Speaker
Description
In the last few years the contribution of higher-curvature terms in modified gravity has received quite a lot of attention. This is due to the discovery of a 4-dimensional limit of Einstein-Gauss-Bonnet theory that has non-trivial contributions from the Gauss-Bonnet invariant. The theory is a very interesting phenomenological competitor to General Relativity insofar as it passes all solar-system tests, but has notably different strong field behaviour.Cosmological spacetimes have been investigated in this context but are less well studied. We consider the theoretical and observational implications of this theory in both the early and late universe, (re-)deriving background and perturbation equations and constraining its characteristic parameters with data from cosmological probes.

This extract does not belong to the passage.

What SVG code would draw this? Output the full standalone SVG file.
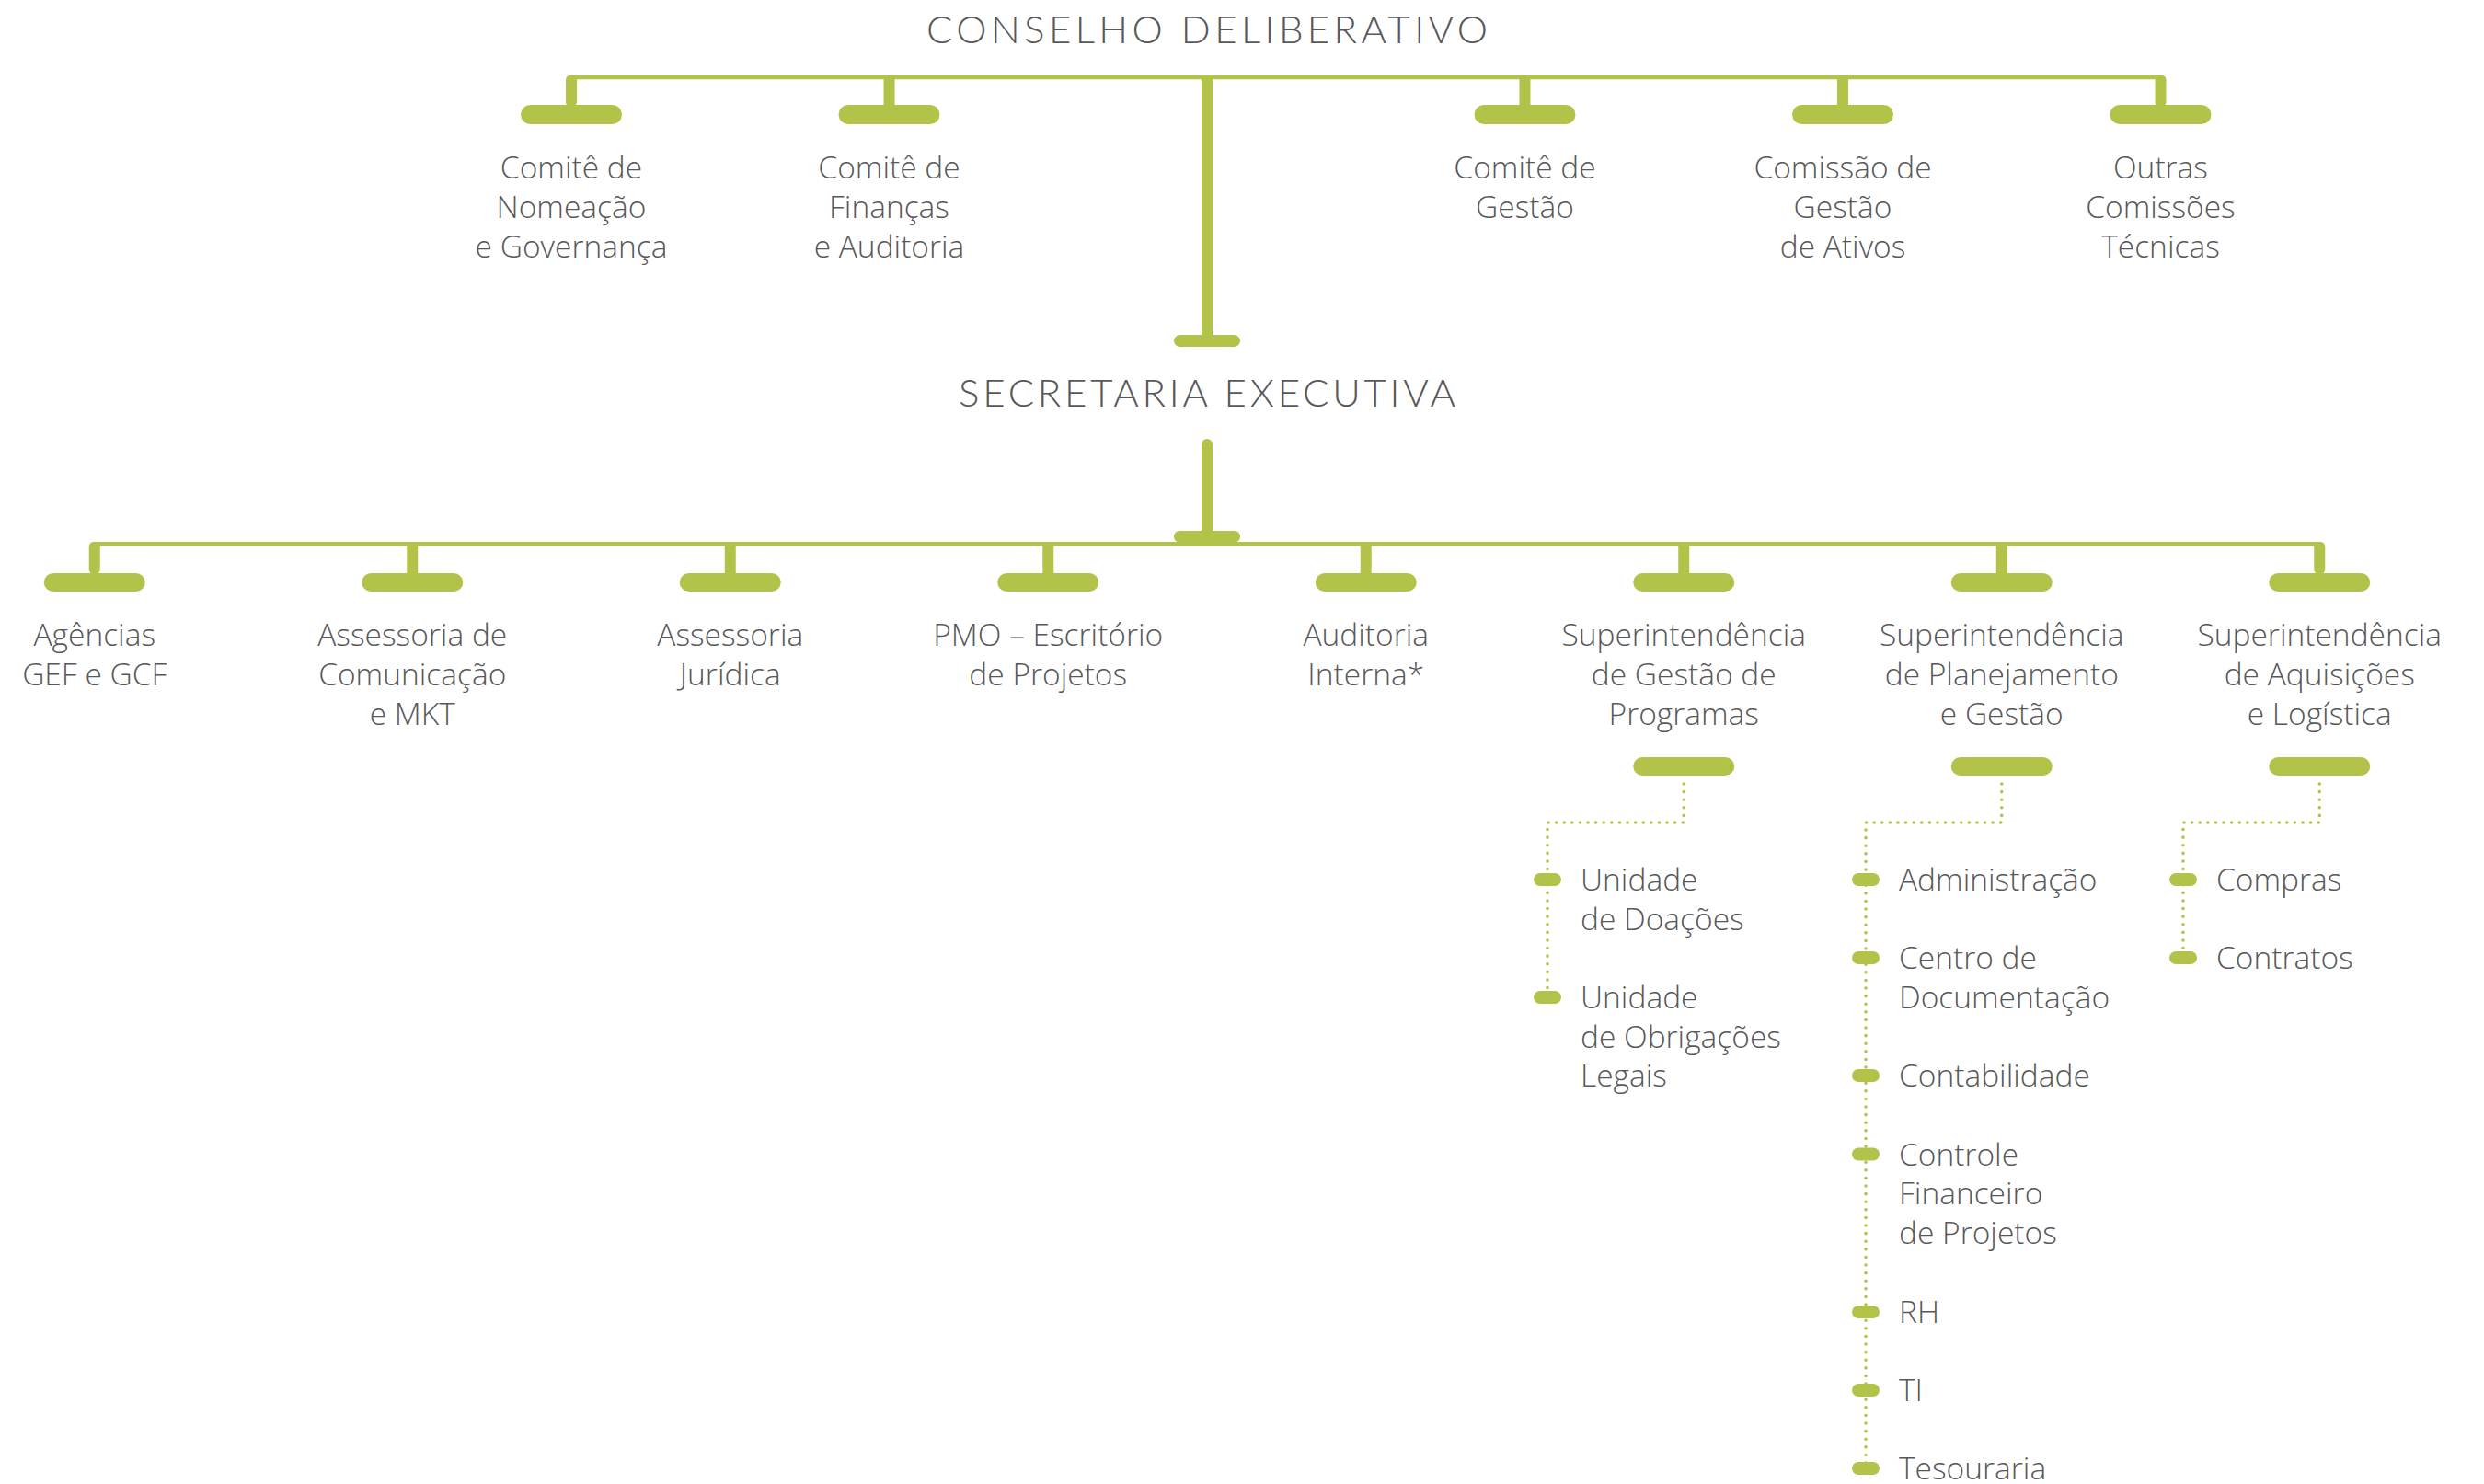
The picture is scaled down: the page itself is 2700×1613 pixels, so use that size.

We particularly focus on the sound and particle horizons and show how this theory can resolve the horizon problem for certain values of the coupling parameter $\alpha$. The theory also includes a geometric term in the equations of motion that resembles dark radiation for the background spacetime, but whose influence on the perturbed equations is qualitatively distinct from that of standard forms of dark radiation. In this limit, only one beyond-$\Lambda$CDM degree of freedom persists, which we denote as $\tilde{\alpha}_C$. Our analysis yields the estimate $\tilde{\alpha}_C = (-9 \pm 6) \times 10^{-6}$ thereby providing a new constraint of a previously untested sector of 4DEGB.